Last week we upgraded two OpenShift clusters Dynatrace operators from 0.2 -> 0.8.1. (Unfortunately, the client did not have the human resources to do it more frequently). It is a classicfullstack implementation (with operator hub) and with node selector limited only for the worker nodes. It seemed to go well, but after a few hours, the number of failed pods number started to slowly increase. We checked which pod is affected and turned out that Dynatrace-webhook pods failed within a few hours. When we observed it there were approx. 30 failed Dynatrace-webhook pods with the actual 2 running Dynatrace-webhook pods. Based on the following Kubernetes warn event it seems the ephemeral storage free space became 0%
"Pod ephemeral local storage usage exceeds the total limit of containers 10Mi."

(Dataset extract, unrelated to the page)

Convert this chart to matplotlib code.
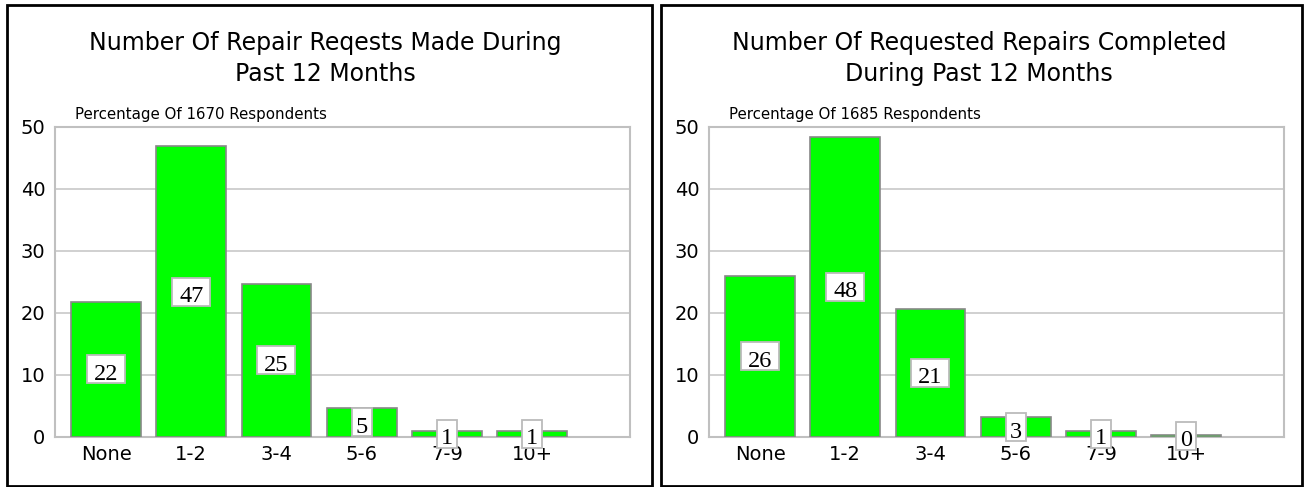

We increased the webhook pods ephemeral storage limit to 10Mi -> 100Mi. The situation slightly changed. :-). Dynatrace-webhook pods survived more than a day but after that failed with the increased ephemeral storage too. + info these pods always started on Kubernetes infrastructure (role) nodes.
I do not know why these webhook pods started, I thought these type of pod required only for cloudenative and app only instrumentation.
Does anyone have any idea about this strange behavior of Dynatrace-webhook servers? Have you ever met this issue?
Thanks in advance.
I have also raised a ticket at support without any succes or solution... 😞
At that clinet there are three clusters. In sandbox and acceptance cluster we increased the ephemeral strorage from 10Mi to 100Mi at dynatrace-webhook pods. Since than at sbx environment has not had failed dynatrace-webhook pods (11 days), but unortunately at acceptance environment has had failed dynatrace-webhook pods within 2-4 day. In Porduction we increased the ephemeral strorage storage size from 10Mi to 200Mi in last week...we are waiting to the failure of pods...So I am a little bit confused about this story.
However I still not get answer from the support why do we need webhook pods at classicfullstack instrumnetation.
Thanks very much for the update. Deployment without limits is not allowed in this production environment. Client is going to live with this issue until the 0.9 release. We can monitor the failed pods with DT. 🙂